Select, from the data, each line where "this" occurs.

(Records excerpted from a collection)
|---|

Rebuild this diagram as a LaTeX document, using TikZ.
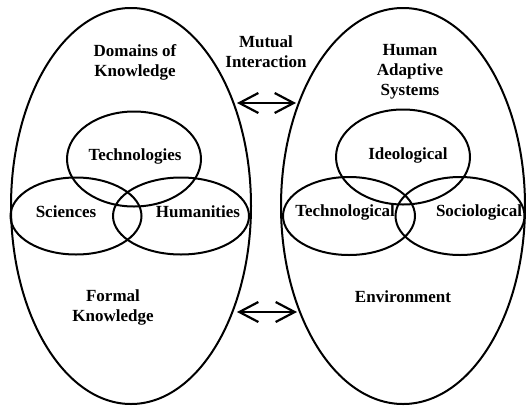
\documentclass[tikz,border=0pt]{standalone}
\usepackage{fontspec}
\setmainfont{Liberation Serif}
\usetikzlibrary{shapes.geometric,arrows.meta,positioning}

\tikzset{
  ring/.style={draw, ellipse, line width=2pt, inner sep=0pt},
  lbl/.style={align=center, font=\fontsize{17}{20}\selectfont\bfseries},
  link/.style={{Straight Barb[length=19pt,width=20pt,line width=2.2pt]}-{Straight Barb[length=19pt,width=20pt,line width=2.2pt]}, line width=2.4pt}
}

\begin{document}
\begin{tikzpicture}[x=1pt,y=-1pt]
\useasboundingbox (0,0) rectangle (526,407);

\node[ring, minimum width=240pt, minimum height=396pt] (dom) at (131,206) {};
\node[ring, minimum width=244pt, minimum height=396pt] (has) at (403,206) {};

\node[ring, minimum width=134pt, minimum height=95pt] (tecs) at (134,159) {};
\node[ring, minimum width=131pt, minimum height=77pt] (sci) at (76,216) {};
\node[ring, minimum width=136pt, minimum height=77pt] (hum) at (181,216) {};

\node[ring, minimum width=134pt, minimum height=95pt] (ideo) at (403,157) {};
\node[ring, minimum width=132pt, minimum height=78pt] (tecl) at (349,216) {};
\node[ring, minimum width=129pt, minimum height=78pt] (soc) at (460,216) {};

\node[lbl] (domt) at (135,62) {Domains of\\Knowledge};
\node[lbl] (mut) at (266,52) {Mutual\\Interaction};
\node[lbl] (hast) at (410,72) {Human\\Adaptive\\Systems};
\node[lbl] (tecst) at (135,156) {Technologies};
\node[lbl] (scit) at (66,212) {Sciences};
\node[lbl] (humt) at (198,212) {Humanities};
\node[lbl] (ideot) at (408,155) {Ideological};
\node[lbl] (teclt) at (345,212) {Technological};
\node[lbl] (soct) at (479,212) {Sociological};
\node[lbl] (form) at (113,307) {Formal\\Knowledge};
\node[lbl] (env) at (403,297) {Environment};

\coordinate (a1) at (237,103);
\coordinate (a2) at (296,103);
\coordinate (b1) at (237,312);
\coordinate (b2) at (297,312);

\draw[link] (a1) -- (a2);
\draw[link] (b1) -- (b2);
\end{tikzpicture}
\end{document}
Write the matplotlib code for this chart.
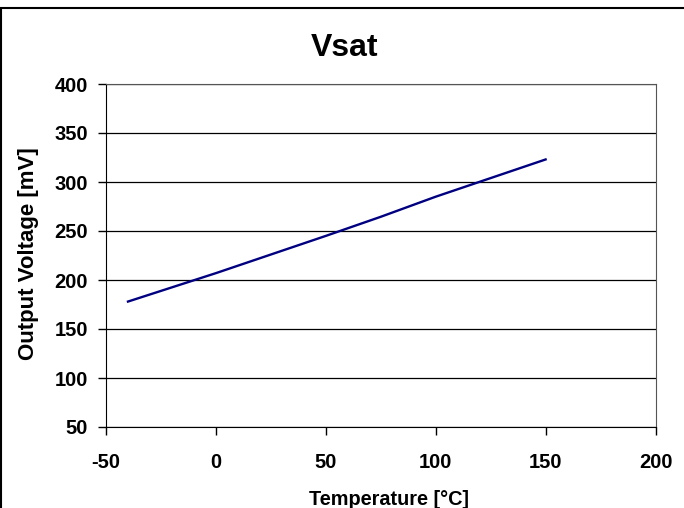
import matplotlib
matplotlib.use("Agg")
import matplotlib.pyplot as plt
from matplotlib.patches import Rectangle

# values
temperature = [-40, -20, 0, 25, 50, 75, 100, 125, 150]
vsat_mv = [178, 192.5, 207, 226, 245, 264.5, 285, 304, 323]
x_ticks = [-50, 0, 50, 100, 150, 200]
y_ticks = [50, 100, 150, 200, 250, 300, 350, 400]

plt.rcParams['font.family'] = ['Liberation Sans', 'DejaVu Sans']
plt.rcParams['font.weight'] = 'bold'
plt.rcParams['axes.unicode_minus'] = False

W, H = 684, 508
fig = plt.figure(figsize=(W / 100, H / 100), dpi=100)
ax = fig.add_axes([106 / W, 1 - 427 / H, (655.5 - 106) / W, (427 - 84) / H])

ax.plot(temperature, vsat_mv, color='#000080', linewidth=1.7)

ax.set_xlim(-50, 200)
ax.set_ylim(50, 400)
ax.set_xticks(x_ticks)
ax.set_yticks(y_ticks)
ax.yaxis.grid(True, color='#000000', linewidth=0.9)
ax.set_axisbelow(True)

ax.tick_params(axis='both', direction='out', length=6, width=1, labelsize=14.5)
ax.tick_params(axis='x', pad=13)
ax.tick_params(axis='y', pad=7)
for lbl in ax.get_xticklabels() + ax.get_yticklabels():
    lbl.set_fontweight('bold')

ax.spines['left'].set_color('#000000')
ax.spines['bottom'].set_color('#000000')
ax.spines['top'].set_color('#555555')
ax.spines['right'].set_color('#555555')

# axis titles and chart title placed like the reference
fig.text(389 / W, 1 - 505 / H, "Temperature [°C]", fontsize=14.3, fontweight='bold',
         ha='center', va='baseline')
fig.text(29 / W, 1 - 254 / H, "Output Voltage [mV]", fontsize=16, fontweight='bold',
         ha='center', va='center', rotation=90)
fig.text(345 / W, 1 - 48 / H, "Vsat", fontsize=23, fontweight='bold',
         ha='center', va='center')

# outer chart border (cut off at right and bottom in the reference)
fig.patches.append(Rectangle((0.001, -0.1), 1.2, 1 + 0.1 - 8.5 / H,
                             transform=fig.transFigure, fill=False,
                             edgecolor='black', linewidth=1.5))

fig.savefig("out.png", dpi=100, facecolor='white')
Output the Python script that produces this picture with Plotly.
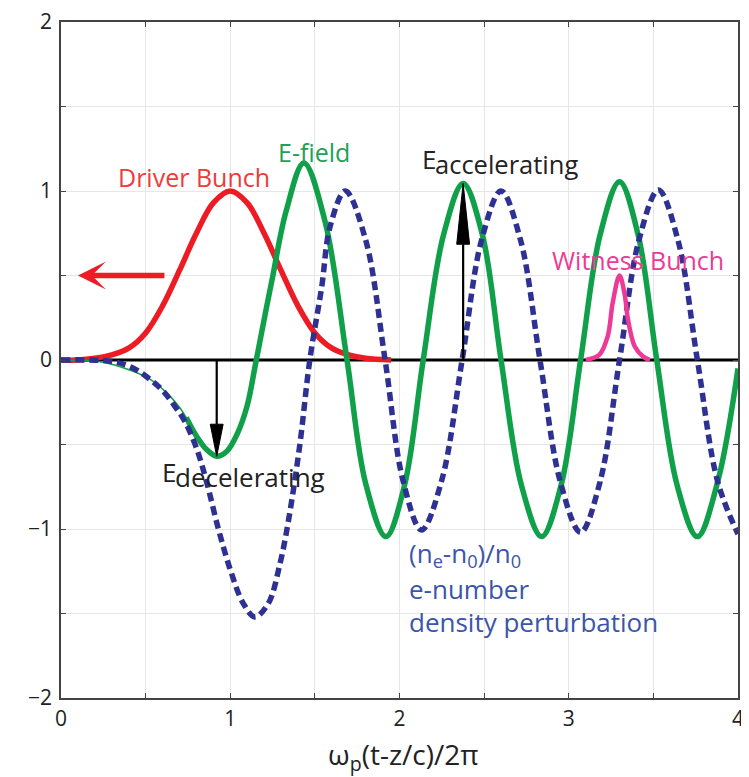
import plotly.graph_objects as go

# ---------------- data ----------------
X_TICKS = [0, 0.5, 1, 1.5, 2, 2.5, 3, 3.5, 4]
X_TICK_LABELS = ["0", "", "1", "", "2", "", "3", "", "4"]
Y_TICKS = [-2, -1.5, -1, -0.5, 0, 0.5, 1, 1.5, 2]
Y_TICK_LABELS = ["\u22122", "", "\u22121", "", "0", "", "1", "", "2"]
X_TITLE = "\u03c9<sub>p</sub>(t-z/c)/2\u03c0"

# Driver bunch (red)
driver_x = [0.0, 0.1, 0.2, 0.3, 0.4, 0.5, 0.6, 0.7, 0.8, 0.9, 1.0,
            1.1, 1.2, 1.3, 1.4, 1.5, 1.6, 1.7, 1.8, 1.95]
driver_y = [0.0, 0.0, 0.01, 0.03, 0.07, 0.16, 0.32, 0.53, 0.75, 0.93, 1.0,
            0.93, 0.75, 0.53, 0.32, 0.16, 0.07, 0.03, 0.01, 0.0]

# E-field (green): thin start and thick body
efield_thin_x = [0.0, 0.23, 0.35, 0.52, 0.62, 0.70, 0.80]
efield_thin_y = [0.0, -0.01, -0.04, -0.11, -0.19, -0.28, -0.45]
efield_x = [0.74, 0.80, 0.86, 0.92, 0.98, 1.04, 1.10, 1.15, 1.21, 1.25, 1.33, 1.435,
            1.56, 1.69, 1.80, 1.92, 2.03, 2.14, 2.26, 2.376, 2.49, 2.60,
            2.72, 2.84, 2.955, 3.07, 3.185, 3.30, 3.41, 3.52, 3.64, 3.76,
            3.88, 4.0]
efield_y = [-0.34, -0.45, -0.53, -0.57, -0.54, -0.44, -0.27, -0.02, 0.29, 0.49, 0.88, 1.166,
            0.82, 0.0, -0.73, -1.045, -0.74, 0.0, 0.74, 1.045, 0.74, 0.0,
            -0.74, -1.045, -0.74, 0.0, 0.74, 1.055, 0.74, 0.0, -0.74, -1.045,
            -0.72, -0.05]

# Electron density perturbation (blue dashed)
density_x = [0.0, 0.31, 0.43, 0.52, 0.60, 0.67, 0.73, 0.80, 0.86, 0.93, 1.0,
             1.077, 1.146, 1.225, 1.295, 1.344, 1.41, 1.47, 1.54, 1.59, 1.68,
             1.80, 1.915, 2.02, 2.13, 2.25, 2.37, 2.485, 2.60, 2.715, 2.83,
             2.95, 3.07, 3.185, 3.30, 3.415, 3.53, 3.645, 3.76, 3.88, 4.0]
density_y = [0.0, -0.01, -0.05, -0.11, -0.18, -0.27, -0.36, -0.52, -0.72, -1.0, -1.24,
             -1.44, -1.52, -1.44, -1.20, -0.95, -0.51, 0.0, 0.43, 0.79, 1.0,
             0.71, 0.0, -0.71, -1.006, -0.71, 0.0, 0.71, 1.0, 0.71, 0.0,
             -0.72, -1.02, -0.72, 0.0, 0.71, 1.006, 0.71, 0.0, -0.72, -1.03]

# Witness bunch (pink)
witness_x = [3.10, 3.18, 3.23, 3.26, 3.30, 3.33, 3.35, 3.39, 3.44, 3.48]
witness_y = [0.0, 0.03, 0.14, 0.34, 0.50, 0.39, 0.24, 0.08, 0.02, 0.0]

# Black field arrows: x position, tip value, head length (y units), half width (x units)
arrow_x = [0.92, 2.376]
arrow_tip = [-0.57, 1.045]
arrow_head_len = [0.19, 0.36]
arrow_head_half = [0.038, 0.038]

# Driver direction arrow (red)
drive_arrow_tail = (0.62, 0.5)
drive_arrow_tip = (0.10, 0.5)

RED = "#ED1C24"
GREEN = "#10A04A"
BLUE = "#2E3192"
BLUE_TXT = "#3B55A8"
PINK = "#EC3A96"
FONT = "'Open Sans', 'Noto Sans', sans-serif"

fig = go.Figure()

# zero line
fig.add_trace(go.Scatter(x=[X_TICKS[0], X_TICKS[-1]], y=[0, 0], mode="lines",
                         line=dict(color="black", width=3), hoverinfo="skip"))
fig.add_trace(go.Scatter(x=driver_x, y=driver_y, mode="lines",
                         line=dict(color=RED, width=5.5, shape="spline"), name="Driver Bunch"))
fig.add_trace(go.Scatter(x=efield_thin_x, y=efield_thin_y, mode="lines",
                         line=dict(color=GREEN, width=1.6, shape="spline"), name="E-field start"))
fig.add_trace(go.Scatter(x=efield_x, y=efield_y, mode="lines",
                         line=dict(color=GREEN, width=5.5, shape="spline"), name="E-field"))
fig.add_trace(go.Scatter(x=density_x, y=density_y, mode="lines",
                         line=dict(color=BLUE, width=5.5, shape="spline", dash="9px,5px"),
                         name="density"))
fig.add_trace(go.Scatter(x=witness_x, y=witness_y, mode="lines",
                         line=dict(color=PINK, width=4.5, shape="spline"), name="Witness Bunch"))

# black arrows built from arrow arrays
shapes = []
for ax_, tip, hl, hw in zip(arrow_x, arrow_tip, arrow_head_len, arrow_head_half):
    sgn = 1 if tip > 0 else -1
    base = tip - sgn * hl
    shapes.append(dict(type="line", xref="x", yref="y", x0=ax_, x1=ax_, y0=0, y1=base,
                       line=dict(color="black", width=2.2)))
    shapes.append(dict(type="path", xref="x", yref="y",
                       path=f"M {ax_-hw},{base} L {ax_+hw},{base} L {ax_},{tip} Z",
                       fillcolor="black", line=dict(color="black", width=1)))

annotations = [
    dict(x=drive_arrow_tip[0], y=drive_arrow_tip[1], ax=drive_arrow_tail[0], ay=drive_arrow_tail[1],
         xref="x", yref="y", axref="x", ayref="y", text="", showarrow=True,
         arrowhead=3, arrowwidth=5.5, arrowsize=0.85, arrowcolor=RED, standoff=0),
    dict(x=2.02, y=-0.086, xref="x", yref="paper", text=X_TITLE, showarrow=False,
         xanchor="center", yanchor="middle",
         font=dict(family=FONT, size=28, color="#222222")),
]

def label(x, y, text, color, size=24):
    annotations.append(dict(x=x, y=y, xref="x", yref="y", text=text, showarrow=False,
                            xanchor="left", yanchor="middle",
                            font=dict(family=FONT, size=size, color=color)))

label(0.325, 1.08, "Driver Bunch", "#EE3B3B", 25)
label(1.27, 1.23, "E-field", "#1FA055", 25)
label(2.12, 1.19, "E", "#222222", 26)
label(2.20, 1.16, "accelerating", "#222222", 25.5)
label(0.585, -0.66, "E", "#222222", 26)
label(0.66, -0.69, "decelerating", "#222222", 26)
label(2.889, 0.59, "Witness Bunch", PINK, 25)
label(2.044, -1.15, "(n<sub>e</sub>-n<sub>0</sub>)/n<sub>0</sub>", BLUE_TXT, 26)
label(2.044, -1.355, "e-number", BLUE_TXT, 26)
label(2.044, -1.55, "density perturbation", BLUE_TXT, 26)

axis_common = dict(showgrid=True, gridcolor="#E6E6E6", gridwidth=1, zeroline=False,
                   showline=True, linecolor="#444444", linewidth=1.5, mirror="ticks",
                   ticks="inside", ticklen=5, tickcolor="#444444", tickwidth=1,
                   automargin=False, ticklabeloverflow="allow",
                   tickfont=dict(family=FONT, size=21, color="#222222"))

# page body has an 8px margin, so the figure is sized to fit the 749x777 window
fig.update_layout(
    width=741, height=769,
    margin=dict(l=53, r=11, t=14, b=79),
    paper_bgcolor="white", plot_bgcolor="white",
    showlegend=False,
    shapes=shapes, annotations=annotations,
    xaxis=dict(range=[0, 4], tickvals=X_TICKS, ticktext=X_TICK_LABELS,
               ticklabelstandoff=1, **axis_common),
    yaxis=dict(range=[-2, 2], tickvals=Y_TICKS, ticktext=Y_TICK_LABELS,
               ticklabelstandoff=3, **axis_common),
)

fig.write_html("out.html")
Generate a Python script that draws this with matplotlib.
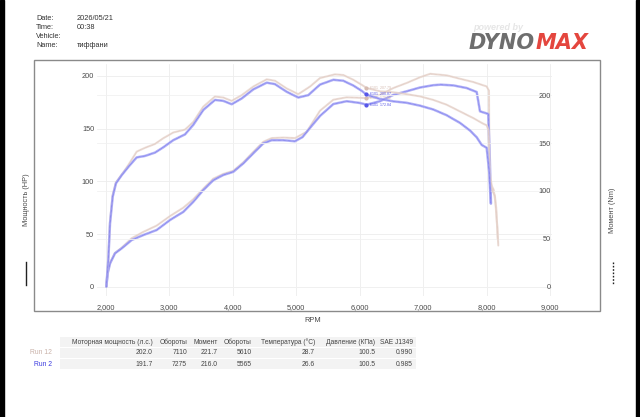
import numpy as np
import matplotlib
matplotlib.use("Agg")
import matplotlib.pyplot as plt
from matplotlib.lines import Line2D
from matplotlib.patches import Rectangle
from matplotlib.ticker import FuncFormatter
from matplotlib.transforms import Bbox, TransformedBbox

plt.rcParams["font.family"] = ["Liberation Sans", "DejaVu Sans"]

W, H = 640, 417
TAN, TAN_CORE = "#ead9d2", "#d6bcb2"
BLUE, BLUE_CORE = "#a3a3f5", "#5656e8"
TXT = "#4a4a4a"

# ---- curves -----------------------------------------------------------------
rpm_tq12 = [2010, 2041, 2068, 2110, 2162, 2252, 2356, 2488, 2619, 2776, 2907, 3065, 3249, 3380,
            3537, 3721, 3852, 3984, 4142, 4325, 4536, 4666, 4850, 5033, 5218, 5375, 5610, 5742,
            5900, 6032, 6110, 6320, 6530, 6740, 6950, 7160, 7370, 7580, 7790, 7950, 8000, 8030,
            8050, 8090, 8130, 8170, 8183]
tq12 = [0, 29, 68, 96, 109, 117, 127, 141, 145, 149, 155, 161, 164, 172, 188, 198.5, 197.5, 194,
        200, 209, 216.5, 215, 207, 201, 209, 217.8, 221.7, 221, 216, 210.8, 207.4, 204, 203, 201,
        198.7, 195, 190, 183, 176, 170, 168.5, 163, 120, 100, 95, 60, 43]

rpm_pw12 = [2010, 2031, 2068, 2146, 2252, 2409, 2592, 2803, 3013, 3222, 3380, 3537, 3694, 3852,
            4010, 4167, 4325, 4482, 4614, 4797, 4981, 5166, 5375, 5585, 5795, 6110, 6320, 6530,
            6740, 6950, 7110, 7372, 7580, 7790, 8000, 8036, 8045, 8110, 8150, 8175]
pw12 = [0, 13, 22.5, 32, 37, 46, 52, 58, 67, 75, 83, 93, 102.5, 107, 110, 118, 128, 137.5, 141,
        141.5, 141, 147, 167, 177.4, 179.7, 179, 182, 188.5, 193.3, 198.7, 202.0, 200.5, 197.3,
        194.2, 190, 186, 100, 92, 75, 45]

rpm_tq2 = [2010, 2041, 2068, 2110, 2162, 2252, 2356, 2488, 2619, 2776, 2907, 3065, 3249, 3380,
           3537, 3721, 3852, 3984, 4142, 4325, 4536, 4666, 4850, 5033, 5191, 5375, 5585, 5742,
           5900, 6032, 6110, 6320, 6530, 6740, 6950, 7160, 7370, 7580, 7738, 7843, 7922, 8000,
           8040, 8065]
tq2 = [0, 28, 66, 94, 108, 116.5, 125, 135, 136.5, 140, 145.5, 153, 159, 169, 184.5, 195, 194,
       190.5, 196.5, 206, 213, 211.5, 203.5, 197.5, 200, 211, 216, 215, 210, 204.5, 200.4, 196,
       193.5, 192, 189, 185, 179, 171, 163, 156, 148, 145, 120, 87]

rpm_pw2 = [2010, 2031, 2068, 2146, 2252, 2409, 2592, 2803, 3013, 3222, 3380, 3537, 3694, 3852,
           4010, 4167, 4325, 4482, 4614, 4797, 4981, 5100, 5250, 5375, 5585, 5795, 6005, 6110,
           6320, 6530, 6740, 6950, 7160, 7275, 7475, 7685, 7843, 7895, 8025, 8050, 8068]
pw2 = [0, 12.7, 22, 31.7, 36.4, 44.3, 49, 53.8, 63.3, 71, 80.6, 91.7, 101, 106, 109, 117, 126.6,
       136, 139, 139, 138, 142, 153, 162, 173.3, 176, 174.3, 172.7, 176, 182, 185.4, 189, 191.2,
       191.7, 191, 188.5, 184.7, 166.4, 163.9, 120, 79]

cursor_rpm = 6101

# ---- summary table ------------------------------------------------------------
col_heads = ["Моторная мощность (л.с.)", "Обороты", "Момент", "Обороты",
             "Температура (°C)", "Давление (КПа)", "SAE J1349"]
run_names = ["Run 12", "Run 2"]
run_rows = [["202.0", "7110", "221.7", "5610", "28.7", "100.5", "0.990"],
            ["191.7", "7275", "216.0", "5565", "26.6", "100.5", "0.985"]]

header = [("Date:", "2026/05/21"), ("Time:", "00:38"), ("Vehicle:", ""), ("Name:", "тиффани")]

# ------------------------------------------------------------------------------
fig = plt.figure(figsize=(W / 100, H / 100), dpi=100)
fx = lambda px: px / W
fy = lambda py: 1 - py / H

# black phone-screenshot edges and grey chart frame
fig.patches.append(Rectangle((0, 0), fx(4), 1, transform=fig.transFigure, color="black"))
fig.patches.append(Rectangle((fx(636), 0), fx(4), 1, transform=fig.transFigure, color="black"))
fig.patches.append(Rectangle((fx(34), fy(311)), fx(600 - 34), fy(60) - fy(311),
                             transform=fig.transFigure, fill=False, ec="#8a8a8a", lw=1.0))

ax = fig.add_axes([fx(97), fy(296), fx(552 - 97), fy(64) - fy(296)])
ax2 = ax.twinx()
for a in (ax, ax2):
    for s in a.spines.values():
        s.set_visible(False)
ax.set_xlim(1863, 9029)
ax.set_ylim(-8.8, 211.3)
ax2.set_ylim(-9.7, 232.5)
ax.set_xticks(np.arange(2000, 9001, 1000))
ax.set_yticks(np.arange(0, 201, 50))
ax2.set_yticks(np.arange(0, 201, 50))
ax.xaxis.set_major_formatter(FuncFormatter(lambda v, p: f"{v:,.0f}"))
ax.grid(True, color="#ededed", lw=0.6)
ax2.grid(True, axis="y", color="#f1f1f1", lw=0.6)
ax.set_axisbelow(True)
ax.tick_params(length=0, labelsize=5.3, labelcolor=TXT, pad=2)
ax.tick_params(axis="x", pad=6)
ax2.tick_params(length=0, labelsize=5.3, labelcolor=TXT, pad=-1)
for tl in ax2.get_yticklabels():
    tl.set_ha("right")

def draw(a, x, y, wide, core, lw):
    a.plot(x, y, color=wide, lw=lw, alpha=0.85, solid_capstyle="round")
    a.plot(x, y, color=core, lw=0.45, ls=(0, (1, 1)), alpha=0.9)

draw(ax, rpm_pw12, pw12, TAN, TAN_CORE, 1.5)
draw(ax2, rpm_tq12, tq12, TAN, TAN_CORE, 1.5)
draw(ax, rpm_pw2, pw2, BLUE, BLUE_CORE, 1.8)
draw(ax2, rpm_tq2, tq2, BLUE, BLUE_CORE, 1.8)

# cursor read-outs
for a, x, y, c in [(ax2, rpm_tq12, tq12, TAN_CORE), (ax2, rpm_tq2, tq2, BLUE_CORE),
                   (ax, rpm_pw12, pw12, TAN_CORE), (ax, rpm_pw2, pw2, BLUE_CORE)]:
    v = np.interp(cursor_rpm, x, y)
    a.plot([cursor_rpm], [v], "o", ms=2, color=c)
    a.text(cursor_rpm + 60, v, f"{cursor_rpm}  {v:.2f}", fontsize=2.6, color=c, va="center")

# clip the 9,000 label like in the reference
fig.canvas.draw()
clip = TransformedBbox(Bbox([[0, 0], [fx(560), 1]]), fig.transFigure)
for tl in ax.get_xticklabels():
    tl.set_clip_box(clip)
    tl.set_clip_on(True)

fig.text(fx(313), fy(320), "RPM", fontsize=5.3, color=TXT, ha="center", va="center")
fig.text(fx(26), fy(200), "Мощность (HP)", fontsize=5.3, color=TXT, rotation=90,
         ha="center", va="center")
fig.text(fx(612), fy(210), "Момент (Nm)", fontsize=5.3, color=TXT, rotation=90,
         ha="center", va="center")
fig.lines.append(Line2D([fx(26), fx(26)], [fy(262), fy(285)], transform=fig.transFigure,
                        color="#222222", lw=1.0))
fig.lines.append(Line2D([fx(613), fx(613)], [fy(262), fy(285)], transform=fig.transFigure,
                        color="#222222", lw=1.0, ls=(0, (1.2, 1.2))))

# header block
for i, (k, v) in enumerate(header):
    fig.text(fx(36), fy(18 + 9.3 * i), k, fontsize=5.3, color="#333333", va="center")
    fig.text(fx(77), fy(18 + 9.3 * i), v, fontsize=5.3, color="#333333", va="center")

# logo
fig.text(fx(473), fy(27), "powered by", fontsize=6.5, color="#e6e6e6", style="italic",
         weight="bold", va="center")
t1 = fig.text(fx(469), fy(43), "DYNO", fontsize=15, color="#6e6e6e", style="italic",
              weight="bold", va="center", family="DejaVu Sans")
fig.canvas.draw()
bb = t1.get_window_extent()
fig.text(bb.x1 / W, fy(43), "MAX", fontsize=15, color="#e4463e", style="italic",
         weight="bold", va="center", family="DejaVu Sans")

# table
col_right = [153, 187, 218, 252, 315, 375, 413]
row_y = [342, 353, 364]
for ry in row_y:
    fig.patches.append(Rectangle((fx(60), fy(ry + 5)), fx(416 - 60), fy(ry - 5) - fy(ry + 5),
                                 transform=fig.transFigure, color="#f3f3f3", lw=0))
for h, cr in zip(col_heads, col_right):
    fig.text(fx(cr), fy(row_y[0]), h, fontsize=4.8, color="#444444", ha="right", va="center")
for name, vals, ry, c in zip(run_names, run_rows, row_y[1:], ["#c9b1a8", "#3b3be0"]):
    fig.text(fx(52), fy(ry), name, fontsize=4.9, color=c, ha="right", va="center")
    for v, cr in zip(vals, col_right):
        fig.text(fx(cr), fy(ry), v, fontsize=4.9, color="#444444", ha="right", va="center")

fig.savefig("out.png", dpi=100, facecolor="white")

|---|

→ **Finished exercise**
Rebuild this diagram as a LaTeX document, using TikZ.
Write the matplotlib code for this chart.
Output the Python script that produces this picture with Plotly.
Generate a Python script that draws this with matplotlib.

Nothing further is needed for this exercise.